Thats an awesome pic CreekCrawler!


----------



## riverKing (Jan 26, 2007)

they are fertile and could reproduce if the water stayed cooler, but just because they dont sustain the fishery doesn't mean its put-n-take. those fish live through the run and come back every year, let them go and they come back bigger the next year, let them go enough times we might start seeing more 10-15lb fish


----------



## creekcrawler (Oct 5, 2004)

Thanks Liquid - That photo was in my fishtank. Kept the lil fellow for a year.
I got a 120 gal tank with giant pumps and ran lines outside in the ground to chill it.

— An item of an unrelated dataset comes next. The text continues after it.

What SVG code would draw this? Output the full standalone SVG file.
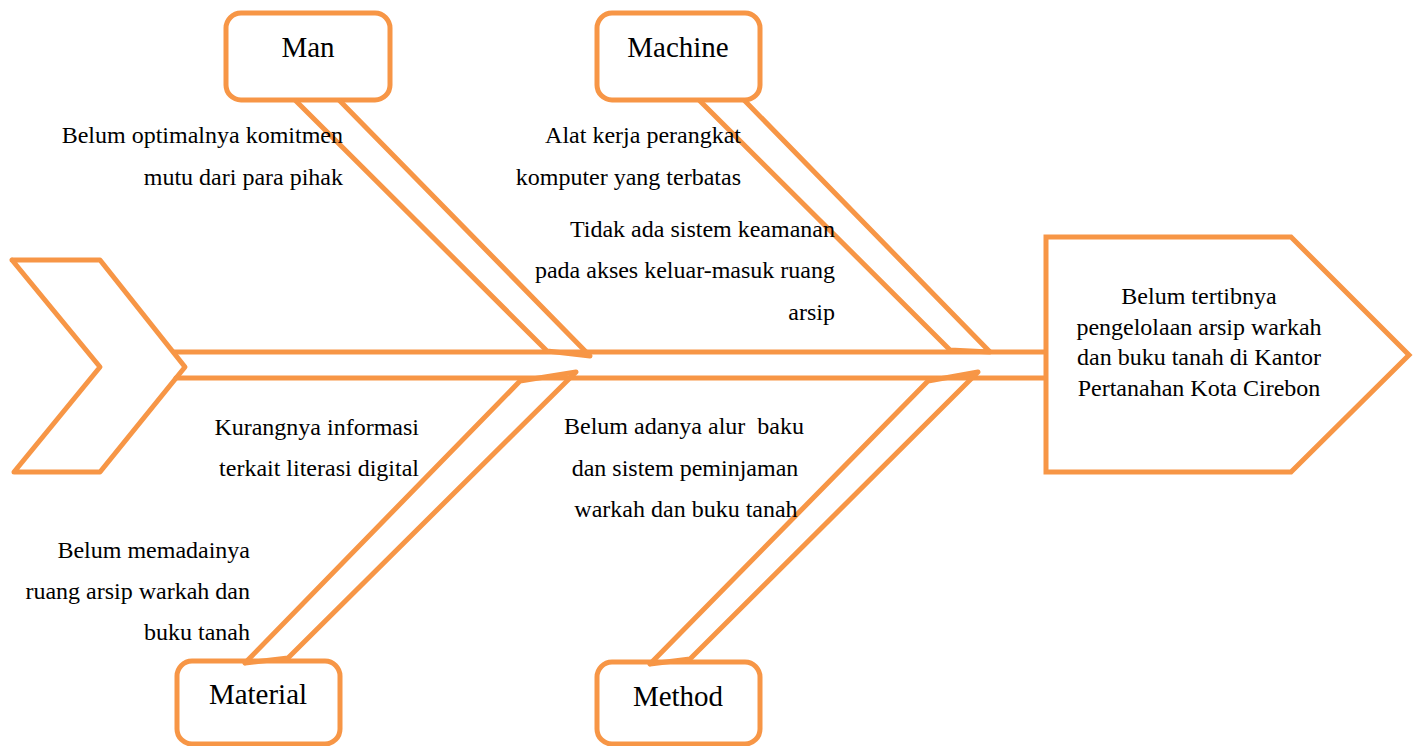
<svg xmlns="http://www.w3.org/2000/svg" width="1417" height="746" viewBox="0 0 1417 746">
<style>
.s{fill:none;stroke:#F79646;stroke-width:5;stroke-linejoin:round;stroke-linecap:round}
.b{fill:#FFFFFF;stroke:#F79646;stroke-width:5}
.t{font-family:"Liberation Serif","Times New Roman",serif;font-size:24px;fill:#000}
.l{font-family:"Liberation Serif","Times New Roman",serif;font-size:29px;fill:#000;text-anchor:middle}
.r{text-anchor:end}
.m{text-anchor:middle}
</style>
<rect width="1417" height="746" fill="#FFFFFF"/>
<g id="man">
<rect class="b" x="226" y="13" width="164" height="87" rx="15"/>
<text class="l" x="308" y="57">Man</text>
</g>
<g id="machine">
<rect class="b" x="597" y="13" width="163" height="87" rx="15"/>
<text class="l" x="678" y="57">Machine</text>
</g>
<g id="material">
<rect class="b" x="177" y="661" width="163" height="83" rx="15"/>
<text class="l" x="258" y="704">Material</text>
</g>
<g id="method">
<rect class="b" x="597" y="662" width="163" height="82" rx="15"/>
<text class="l" x="678" y="706">Method</text>
</g>
<g id="connectors">
<polyline class="s" points="12,260 100,260 185,367 100,472 14,472 100,367 12,260"/>
<line class="s" x1="174" y1="352" x2="1046" y2="352"/>
<line class="s" x1="176" y1="378" x2="1046" y2="378"/>
<polyline class="s" points="296,101 547,351 590,356 340,101"/>
<polyline class="s" points="700,101 950,350 990,352 745,101"/>
<polyline class="s" points="245,663 520,381 576,372 288,658 245,663"/>
<polyline class="s" points="650,664 928,381 978,372 690,659 650,664"/>
</g>
<g id="head">
<polygon class="b" points="1046,237 1291,237 1409,355 1291,472 1046,472"/>
<text class="t m" x="1199" y="304">Belum tertibnya</text>
<text class="t m" x="1199" y="335">pengelolaan arsip warkah</text>
<text class="t m" x="1199" y="365">dan buku tanah di Kantor</text>
<text class="t m" x="1199" y="396">Pertanahan Kota Cirebon</text>
</g>
<g id="causes">
<text class="t r" x="343" y="143">Belum optimalnya komitmen</text>
<text class="t r" x="343" y="185">mutu dari para pihak</text>
<text class="t r" x="741" y="143">Alat kerja perangkat</text>
<text class="t r" x="741" y="185">komputer yang terbatas</text>
<text class="t r" x="835" y="237">Tidak ada sistem keamanan</text>
<text class="t r" x="835" y="278">pada akses keluar-masuk ruang</text>
<text class="t r" x="835" y="320">arsip</text>
<text class="t r" x="419" y="435">Kurangnya informasi</text>
<text class="t r" x="419" y="476">terkait literasi digital</text>
<text class="t m" x="684" y="434" xml:space="preserve">Belum adanya alur  baku</text>
<text class="t m" x="685" y="476">dan sistem peminjaman</text>
<text class="t m" x="686" y="517">warkah dan buku tanah</text>
<text class="t r" x="250" y="558">Belum memadainya</text>
<text class="t r" x="250" y="599">ruang arsip warkah dan</text>
<text class="t r" x="250" y="640">buku tanah</text>
</g>
</svg>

Here's a pic of the lil tyke when I first got him/her - about 2" long.


----------



## WISH IT WAS YOU (Jul 25, 2006)

wow nice pics creek i have all ways wanted small trout in my fish tank hod did you get that i am guessing a net but wow


----------



## Alaskariverrat (Mar 13, 2006)

I saw fry to fingerling size rainbows in the chagrin. Not sure if they make it beyond that.


----------



## GobyOneGnoby (Apr 21, 2004)

I've had the chance to talk to a few people who are in the wildlife and fisheries management fields on this topic. They're in agreement that it's not the first year in the stream, but the second that snuffs most of them out. It's the combination of high water temps. and the silt that lead to their demise. Some of the cooler and cleaner streams support natural reproduction, but not in great numbers.


----------



## TIGGER (Jan 17, 2006)

I have had seen some small steelhead fry in the tribs. of the grand river. Off into the little cooler creeks past Vooman rd. I believe it is very very limited to a few special spots.


----------